Keşke her şey annemin küçükken bana öğrettiği gerçeklikten ibaret kalsaydı. Keşke, bardak yere düşünce kırılır, ateşe yaklaşınca yanar, yüksek bir yerden atlayınca canın acır gerçekliği yaşam boyunca beni çevreleseydi. Keşke büyümeyi gerçekten istemek yerine gerçeklerin kirli karanlığını görüp korkarak küçük kalmayı isteseydim. Büyüdüm, gerçeklerin dayanılmaz olduğunu, yaşamın ateşten ibaret olmadığını öğrendim ve korktum. Korktum çünkü artık gerçek dediğim anlamlar bütünü benden ibaret değil. Ölüm var, katil var, cani var, soy kıran var.
Her şey var ve var olmaya devam ediyor, edecek. Bunlar benim gerçeklerim olmasa dahi ben bu gerçeklerin altında eziliyorum.

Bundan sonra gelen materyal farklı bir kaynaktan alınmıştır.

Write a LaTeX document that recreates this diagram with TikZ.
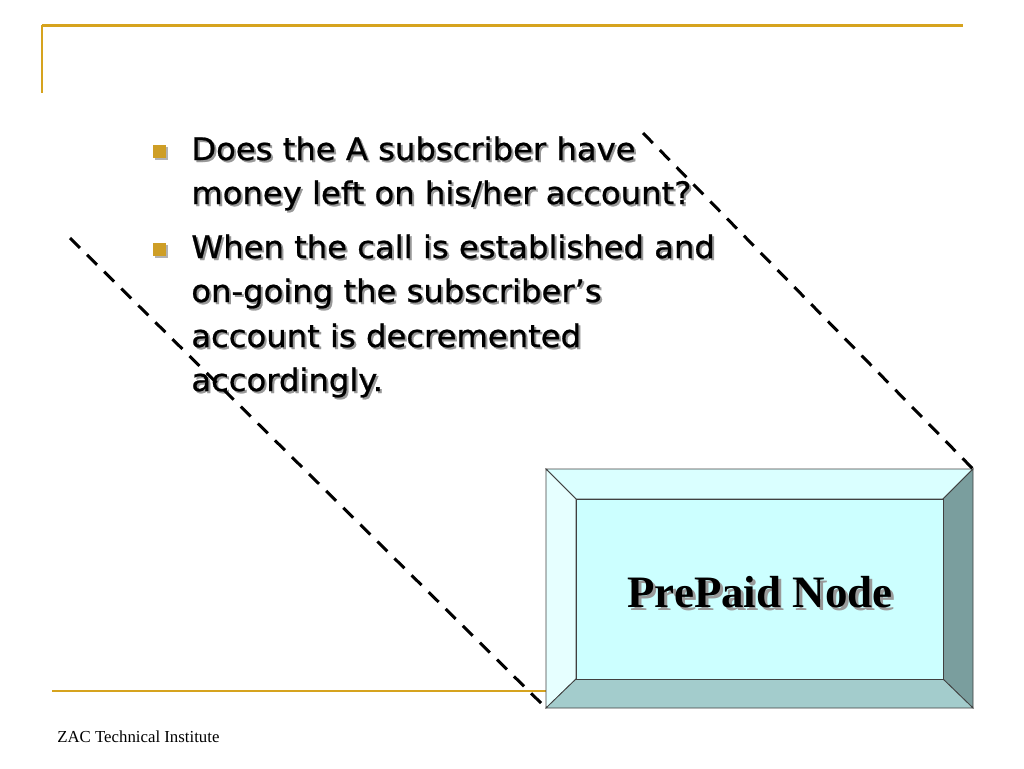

Katille işbirliği yapmış, cani ile aynı bedende kalmış gibiyim. Tüm gerçekler, benden bağımsız olmasına rağmen ben bunlarla yaşamanın utancından sıyrılamıyorum. Çocuk masumluğu kendini korumaktan ibaret iken şimdi " ya benim dahli olduğum bir kötülük başkasını bulursa" düşüncesi her gün dağ gibi karşımda beliriyor. Sanki her ölenin katili, her savaşın sebebi benmişim gibi hissediyorum. İnsanlara da neden böyle hissetmiyorlar diye içten içe kızıyorum. Çünkü "hepten unutulmuş halkların ızdırabını gözkapaklarımdan atamıyorum" diyen Hugo von Hofmannsthal ile hayata aynı çerçeveden bakıyorum. Artık her gerçek benim için cehennemi bir ızdırap.
Allah nidaları ile insan öldürenle aynı dine, her şeyi kendinde gören, milleti için başkasını öldüren insanla aynı ırka, güvenli yer diye tabir edilen yer dışında ölümü meşru gören aynı türe mensup olmak insana yük değil de nedir? Tarih denilen safsatalar bütünü hangi mensubu yüceltmemis ki bunları da yüceltmesin. İnsanız, yaşamak en büyük hakkımız iken birbirimizi öldürmek için türlü silahlar icat ediyoruz, adı da kendimizi korumak. Peki kimden? Yine insandan.